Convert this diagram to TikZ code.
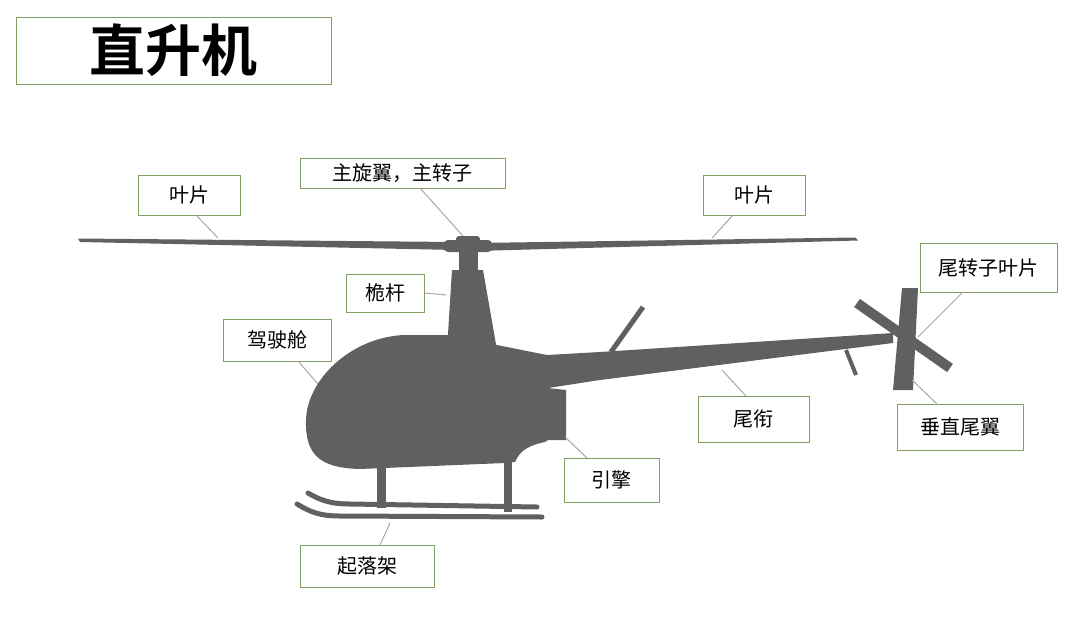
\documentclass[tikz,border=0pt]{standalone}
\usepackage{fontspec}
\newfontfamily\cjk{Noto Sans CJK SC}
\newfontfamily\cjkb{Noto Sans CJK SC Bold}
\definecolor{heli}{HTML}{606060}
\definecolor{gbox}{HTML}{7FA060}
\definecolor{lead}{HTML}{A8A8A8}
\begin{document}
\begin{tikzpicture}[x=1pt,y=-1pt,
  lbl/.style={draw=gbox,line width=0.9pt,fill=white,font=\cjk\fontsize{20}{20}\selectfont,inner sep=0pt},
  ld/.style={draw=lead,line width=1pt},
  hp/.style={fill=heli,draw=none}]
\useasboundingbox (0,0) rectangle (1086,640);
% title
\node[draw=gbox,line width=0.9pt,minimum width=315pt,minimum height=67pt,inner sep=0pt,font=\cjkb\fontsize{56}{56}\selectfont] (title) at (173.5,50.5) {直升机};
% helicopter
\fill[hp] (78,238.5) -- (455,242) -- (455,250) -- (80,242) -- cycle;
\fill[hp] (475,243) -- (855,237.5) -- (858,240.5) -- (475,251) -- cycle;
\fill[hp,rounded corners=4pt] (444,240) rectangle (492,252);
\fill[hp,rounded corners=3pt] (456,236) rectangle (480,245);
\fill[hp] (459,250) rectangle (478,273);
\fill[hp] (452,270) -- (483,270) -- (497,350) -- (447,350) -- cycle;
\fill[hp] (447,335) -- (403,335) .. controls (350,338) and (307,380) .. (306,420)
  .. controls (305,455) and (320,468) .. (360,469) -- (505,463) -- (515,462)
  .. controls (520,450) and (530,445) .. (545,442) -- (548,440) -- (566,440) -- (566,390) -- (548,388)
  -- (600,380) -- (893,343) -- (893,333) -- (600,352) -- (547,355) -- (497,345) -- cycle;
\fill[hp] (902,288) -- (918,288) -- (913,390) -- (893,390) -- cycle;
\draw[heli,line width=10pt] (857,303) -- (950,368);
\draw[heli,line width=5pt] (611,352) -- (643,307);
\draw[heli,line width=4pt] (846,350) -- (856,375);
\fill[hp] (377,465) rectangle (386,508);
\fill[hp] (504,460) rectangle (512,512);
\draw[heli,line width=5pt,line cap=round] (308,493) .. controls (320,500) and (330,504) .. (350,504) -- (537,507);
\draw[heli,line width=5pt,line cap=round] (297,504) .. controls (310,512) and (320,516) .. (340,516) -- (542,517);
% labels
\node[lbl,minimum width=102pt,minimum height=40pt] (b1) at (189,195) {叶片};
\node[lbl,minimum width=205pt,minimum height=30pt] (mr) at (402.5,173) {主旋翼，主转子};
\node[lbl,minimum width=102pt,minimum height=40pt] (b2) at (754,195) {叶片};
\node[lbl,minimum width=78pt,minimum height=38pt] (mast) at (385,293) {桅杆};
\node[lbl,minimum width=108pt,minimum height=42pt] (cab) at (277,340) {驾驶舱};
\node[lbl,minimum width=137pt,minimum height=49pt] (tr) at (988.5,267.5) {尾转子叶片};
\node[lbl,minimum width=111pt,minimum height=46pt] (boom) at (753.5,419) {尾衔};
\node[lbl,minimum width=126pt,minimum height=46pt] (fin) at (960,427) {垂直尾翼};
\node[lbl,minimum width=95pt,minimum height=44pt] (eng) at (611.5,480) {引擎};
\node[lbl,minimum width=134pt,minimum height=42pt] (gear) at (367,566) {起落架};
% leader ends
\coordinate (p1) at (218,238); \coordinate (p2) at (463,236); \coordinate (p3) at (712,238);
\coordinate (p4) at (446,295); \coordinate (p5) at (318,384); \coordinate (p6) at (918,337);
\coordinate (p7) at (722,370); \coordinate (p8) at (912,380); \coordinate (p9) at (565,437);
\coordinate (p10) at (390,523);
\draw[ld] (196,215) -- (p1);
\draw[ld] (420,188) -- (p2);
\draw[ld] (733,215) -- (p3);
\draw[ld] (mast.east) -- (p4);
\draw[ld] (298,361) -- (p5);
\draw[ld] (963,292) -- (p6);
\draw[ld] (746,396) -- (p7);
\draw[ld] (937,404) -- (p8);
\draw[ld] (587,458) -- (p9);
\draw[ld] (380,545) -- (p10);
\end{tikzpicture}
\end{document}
○ ○ ○ ○ ○ ○ ○
» AIM
Without the images, write out each line of the data verbatim.

» EXERCISE RESPONSE
Convert this diagram to TikZ code.
\documentclass[tikz,border=0pt]{standalone}
\usepackage{fontspec}
\newfontfamily\cjk{Noto Sans CJK SC}
\newfontfamily\cjkb{Noto Sans CJK SC Bold}
\definecolor{heli}{HTML}{606060}
\definecolor{gbox}{HTML}{7FA060}
\definecolor{lead}{HTML}{A8A8A8}
\begin{document}
\begin{tikzpicture}[x=1pt,y=-1pt,
  lbl/.style={draw=gbox,line width=0.9pt,fill=white,font=\cjk\fontsize{20}{20}\selectfont,inner sep=0pt},
  ld/.style={draw=lead,line width=1pt},
  hp/.style={fill=heli,draw=none}]
\useasboundingbox (0,0) rectangle (1086,640);
% title
\node[draw=gbox,line width=0.9pt,minimum width=315pt,minimum height=67pt,inner sep=0pt,font=\cjkb\fontsize{56}{56}\selectfont] (title) at (173.5,50.5) {直升机};
% helicopter
\fill[hp] (78,238.5) -- (455,242) -- (455,250) -- (80,242) -- cycle;
\fill[hp] (475,243) -- (855,237.5) -- (858,240.5) -- (475,251) -- cycle;
\fill[hp,rounded corners=4pt] (444,240) rectangle (492,252);
\fill[hp,rounded corners=3pt] (456,236) rectangle (480,245);
\fill[hp] (459,250) rectangle (478,273);
\fill[hp] (452,270) -- (483,270) -- (497,350) -- (447,350) -- cycle;
\fill[hp] (447,335) -- (403,335) .. controls (350,338) and (307,380) .. (306,420)
  .. controls (305,455) and (320,468) .. (360,469) -- (505,463) -- (515,462)
  .. controls (520,450) and (530,445) .. (545,442) -- (548,440) -- (566,440) -- (566,390) -- (548,388)
  -- (600,380) -- (893,343) -- (893,333) -- (600,352) -- (547,355) -- (497,345) -- cycle;
\fill[hp] (902,288) -- (918,288) -- (913,390) -- (893,390) -- cycle;
\draw[heli,line width=10pt] (857,303) -- (950,368);
\draw[heli,line width=5pt] (611,352) -- (643,307);
\draw[heli,line width=4pt] (846,350) -- (856,375);
\fill[hp] (377,465) rectangle (386,508);
\fill[hp] (504,460) rectangle (512,512);
\draw[heli,line width=5pt,line cap=round] (308,493) .. controls (320,500) and (330,504) .. (350,504) -- (537,507);
\draw[heli,line width=5pt,line cap=round] (297,504) .. controls (310,512) and (320,516) .. (340,516) -- (542,517);
% labels
\node[lbl,minimum width=102pt,minimum height=40pt] (b1) at (189,195) {叶片};
\node[lbl,minimum width=205pt,minimum height=30pt] (mr) at (402.5,173) {主旋翼，主转子};
\node[lbl,minimum width=102pt,minimum height=40pt] (b2) at (754,195) {叶片};
\node[lbl,minimum width=78pt,minimum height=38pt] (mast) at (385,293) {桅杆};
\node[lbl,minimum width=108pt,minimum height=42pt] (cab) at (277,340) {驾驶舱};
\node[lbl,minimum width=137pt,minimum height=49pt] (tr) at (988.5,267.5) {尾转子叶片};
\node[lbl,minimum width=111pt,minimum height=46pt] (boom) at (753.5,419) {尾衔};
\node[lbl,minimum width=126pt,minimum height=46pt] (fin) at (960,427) {垂直尾翼};
\node[lbl,minimum width=95pt,minimum height=44pt] (eng) at (611.5,480) {引擎};
\node[lbl,minimum width=134pt,minimum height=42pt] (gear) at (367,566) {起落架};
% leader ends
\coordinate (p1) at (218,238); \coordinate (p2) at (463,236); \coordinate (p3) at (712,238);
\coordinate (p4) at (446,295); \coordinate (p5) at (318,384); \coordinate (p6) at (918,337);
\coordinate (p7) at (722,370); \coordinate (p8) at (912,380); \coordinate (p9) at (565,437);
\coordinate (p10) at (390,523);
\draw[ld] (196,215) -- (p1);
\draw[ld] (420,188) -- (p2);
\draw[ld] (733,215) -- (p3);
\draw[ld] (mast.east) -- (p4);
\draw[ld] (298,361) -- (p5);
\draw[ld] (963,292) -- (p6);
\draw[ld] (746,396) -- (p7);
\draw[ld] (937,404) -- (p8);
\draw[ld] (587,458) -- (p9);
\draw[ld] (380,545) -- (p10);
\end{tikzpicture}
\end{document}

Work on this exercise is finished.